▸ PROBLEM
Each line of the listing that contains the word "chart" is to be copied.

▸ DATASET
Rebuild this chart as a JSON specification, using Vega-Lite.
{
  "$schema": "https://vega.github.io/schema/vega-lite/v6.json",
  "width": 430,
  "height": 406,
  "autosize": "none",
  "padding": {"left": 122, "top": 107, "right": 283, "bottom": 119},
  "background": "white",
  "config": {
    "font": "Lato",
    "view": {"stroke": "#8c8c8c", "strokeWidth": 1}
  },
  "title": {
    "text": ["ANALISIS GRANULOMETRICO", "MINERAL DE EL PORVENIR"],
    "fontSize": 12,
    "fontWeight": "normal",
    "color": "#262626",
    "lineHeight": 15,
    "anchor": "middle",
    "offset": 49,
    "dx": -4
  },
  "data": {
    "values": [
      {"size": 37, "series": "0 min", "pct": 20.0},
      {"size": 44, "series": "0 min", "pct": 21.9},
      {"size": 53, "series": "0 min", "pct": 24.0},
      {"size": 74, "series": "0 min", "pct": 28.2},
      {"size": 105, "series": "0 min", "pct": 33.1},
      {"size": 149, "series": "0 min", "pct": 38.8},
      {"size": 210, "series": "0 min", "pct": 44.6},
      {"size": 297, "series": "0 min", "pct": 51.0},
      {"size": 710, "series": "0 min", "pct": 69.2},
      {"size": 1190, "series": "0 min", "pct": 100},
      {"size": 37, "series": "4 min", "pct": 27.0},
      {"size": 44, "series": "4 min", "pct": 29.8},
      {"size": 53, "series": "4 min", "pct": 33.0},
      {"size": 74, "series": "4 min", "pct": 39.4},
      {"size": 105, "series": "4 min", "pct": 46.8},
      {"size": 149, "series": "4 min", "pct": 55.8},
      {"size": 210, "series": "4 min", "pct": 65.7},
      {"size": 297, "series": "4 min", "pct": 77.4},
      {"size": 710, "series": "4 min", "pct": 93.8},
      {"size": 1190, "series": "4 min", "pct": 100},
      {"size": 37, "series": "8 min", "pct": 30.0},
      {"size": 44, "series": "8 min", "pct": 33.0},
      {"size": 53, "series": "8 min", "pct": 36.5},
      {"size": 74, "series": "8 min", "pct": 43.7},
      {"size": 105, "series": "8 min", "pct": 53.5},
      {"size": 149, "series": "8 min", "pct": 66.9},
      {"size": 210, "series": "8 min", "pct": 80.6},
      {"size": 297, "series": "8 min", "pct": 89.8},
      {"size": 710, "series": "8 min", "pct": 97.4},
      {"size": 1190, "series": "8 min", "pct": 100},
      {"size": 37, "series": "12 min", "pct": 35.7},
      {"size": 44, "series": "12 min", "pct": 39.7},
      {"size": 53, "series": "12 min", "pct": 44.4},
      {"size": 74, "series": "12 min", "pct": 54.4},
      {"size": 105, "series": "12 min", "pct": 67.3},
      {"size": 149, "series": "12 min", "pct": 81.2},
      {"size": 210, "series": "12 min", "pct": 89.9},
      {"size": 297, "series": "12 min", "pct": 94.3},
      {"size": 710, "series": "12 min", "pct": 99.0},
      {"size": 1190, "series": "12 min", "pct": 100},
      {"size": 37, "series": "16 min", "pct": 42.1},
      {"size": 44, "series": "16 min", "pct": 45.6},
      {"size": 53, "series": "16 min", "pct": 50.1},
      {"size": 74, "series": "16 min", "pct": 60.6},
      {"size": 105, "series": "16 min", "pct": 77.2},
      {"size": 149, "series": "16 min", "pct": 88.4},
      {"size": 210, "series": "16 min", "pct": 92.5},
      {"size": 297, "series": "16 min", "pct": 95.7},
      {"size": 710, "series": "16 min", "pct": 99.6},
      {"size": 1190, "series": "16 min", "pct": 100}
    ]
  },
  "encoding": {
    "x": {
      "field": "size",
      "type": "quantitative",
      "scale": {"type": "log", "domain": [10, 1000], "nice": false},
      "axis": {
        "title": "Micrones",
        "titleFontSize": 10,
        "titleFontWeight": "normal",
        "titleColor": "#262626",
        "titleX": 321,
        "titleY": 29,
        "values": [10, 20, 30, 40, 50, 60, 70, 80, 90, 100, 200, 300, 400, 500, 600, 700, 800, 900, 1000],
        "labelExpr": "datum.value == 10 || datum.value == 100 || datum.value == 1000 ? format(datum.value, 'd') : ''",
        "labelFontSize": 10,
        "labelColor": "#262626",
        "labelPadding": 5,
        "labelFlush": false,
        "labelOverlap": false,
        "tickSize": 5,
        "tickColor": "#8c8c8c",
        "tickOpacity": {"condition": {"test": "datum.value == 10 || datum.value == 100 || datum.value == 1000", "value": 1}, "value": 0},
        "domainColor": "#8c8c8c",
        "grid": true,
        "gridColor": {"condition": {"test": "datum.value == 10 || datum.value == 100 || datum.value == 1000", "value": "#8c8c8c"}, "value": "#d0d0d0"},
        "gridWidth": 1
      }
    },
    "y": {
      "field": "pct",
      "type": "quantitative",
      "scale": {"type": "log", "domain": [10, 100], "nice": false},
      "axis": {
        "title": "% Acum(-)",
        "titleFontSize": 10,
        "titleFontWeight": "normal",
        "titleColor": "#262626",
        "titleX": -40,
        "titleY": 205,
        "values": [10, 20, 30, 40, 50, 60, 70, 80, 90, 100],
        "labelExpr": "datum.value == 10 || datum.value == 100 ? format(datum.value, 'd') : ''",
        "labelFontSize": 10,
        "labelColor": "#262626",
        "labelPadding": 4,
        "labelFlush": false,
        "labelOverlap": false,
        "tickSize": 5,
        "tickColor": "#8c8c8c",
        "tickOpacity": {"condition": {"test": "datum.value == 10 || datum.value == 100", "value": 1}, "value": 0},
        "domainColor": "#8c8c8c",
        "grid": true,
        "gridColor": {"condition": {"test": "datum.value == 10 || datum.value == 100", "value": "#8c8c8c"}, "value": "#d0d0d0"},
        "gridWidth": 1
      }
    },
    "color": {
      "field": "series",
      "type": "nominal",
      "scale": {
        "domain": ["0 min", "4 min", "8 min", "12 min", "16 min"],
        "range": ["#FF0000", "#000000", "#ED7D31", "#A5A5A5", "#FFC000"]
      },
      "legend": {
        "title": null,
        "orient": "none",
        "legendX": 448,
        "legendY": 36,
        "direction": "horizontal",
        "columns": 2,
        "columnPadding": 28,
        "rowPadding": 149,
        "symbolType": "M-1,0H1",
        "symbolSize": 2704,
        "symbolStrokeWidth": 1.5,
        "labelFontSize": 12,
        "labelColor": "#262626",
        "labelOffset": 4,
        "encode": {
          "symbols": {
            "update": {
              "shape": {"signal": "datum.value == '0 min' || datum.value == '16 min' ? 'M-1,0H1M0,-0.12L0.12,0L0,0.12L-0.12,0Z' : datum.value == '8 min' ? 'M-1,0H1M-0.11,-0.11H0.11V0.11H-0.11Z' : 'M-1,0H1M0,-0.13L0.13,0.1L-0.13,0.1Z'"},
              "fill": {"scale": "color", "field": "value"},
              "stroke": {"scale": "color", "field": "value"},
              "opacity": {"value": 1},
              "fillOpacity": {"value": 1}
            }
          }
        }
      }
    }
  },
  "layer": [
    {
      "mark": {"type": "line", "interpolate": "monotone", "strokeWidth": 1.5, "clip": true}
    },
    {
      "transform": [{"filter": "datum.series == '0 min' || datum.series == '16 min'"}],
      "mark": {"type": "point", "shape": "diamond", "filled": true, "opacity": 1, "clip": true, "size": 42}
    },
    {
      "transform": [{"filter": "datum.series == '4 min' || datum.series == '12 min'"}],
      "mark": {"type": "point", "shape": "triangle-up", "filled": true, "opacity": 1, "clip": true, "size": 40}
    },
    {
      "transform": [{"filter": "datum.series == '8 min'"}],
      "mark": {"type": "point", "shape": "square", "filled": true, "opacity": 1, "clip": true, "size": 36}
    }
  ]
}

--

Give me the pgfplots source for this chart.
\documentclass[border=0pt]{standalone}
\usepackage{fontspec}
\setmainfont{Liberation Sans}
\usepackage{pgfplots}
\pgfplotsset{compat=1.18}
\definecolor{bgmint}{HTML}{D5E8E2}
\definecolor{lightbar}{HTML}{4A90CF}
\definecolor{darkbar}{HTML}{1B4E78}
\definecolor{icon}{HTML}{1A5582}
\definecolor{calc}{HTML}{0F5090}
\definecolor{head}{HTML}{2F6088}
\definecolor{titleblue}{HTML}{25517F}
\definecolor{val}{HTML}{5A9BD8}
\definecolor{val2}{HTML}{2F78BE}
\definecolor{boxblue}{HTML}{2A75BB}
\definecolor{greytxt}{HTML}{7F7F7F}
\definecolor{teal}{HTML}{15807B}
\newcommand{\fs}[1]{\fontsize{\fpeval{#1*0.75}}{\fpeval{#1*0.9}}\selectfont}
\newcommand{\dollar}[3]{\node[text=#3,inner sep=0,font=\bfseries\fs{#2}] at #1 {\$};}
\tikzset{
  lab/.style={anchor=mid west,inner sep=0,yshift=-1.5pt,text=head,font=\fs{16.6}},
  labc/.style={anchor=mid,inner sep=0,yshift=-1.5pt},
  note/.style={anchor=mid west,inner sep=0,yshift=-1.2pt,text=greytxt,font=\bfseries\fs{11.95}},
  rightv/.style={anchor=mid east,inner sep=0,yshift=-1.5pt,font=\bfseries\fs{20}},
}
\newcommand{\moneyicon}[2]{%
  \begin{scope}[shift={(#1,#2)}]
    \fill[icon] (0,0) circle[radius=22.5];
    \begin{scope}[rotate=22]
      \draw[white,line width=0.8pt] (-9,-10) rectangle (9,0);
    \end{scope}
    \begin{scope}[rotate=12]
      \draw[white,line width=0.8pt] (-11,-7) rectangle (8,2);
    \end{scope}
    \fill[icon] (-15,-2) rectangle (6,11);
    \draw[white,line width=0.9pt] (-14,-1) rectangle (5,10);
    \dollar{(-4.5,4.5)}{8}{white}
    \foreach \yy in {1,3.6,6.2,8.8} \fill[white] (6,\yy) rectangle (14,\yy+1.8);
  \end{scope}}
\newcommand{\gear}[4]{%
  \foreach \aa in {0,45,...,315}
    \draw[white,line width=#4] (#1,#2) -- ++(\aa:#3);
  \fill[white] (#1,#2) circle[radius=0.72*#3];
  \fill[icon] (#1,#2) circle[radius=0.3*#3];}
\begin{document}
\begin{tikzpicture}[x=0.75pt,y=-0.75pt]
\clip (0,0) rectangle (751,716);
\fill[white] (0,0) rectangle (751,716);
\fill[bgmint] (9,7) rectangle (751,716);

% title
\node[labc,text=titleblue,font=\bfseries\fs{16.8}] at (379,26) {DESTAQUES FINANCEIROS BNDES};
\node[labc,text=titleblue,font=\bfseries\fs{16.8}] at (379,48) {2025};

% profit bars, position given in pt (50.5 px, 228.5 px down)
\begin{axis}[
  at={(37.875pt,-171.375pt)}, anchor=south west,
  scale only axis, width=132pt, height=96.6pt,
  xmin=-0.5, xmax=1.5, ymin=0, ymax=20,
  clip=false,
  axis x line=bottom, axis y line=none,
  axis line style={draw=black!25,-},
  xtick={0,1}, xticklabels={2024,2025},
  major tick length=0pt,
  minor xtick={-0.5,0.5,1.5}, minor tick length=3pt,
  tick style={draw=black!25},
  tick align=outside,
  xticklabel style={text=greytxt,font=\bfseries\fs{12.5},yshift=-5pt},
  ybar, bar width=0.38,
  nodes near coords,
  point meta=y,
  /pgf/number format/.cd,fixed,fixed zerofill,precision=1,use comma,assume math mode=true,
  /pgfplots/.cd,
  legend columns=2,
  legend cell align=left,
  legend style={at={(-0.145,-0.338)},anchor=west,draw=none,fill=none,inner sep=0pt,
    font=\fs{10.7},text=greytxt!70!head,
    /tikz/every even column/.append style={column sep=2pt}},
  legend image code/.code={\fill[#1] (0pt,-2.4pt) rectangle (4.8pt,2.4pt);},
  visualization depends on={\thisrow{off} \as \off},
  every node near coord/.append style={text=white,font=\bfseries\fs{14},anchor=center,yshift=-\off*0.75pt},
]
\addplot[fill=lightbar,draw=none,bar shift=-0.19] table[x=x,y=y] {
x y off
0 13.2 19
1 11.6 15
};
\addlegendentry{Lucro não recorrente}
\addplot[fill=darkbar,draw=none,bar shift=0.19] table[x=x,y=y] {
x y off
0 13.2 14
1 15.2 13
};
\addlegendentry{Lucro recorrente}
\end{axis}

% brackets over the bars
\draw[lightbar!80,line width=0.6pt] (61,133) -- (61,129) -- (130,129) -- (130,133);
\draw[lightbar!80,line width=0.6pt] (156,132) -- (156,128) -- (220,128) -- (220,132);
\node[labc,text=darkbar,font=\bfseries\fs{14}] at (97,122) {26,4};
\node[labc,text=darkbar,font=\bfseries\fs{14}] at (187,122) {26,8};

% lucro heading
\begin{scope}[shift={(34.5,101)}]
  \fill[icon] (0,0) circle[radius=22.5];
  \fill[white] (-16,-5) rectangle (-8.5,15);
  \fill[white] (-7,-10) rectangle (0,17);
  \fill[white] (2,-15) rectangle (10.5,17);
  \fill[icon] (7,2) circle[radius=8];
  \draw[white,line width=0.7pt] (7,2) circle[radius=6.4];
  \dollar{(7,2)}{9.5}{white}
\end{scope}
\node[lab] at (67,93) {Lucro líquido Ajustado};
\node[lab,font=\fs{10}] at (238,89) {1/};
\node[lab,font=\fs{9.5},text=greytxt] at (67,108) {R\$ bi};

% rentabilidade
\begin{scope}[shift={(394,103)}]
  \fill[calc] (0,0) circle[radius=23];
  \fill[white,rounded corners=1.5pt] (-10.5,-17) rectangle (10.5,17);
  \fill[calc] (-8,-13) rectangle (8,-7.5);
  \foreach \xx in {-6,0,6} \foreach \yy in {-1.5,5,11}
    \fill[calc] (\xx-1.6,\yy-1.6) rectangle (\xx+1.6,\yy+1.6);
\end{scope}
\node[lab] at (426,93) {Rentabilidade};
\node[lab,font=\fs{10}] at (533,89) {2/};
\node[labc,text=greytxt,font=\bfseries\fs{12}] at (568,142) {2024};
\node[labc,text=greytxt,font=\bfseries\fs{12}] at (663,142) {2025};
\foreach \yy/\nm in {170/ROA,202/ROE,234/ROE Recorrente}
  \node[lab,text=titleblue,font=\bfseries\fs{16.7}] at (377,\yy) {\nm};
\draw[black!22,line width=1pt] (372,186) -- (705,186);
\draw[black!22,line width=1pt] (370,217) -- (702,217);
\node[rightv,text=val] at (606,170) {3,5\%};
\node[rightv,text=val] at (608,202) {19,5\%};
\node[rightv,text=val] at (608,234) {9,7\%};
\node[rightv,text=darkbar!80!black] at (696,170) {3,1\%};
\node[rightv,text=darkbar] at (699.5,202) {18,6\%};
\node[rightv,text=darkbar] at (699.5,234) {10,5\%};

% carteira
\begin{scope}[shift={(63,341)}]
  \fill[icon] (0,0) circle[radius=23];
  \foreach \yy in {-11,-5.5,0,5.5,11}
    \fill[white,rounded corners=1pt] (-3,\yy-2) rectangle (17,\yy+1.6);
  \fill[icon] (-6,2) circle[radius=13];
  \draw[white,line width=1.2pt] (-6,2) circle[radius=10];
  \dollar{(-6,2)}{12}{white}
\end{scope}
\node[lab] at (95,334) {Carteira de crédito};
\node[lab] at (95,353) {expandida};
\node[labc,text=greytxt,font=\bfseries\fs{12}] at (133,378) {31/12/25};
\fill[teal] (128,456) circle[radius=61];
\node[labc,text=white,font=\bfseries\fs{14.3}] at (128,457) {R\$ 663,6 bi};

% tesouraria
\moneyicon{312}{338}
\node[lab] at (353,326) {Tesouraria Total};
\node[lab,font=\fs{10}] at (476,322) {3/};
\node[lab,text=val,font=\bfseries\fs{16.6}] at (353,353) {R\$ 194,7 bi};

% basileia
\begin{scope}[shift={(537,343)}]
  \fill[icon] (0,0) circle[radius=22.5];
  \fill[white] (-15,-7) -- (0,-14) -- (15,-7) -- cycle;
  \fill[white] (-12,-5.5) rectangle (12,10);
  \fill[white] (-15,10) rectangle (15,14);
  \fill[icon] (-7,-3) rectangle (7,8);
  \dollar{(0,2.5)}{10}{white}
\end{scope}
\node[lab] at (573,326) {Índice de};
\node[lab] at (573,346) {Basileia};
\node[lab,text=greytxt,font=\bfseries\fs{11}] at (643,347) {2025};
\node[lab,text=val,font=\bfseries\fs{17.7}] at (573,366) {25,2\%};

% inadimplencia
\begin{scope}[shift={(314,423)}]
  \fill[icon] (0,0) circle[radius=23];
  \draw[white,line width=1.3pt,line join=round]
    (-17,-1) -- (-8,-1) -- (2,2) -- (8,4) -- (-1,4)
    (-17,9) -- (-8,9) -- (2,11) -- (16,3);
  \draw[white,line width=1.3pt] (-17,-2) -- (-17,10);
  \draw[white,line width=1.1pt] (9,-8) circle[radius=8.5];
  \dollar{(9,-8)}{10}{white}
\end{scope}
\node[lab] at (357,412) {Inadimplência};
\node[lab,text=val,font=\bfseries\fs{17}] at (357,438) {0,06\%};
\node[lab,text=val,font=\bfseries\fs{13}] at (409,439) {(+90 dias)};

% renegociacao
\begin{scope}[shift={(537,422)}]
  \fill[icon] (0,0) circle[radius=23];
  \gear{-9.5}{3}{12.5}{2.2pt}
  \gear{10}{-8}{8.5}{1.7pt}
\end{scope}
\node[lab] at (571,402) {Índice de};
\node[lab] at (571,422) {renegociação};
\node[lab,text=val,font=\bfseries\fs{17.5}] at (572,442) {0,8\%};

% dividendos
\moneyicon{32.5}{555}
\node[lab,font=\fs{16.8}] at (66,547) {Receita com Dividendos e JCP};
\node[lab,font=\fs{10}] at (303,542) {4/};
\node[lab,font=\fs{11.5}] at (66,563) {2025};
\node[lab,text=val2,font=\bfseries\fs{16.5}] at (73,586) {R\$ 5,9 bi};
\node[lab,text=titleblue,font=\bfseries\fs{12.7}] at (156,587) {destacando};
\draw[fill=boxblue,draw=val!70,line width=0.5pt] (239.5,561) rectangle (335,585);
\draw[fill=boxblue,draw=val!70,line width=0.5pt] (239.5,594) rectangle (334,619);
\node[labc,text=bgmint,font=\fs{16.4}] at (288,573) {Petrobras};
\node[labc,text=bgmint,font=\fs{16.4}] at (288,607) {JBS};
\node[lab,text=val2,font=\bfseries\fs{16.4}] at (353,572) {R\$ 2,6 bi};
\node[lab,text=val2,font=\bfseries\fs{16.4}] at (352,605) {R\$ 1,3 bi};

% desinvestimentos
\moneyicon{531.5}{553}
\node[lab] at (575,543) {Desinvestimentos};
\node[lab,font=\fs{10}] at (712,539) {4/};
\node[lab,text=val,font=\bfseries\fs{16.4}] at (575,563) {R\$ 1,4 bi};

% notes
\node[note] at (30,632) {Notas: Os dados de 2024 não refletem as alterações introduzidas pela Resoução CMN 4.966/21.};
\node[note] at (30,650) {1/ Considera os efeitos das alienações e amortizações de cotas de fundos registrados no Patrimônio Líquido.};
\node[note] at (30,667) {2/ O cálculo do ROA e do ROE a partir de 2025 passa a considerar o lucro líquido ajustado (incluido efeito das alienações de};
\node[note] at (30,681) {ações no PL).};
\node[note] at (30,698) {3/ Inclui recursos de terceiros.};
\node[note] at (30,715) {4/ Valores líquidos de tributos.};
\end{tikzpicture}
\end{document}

▸ RESULT BELOW
Rebuild this chart as a JSON specification, using Vega-Lite.
Give me the pgfplots source for this chart.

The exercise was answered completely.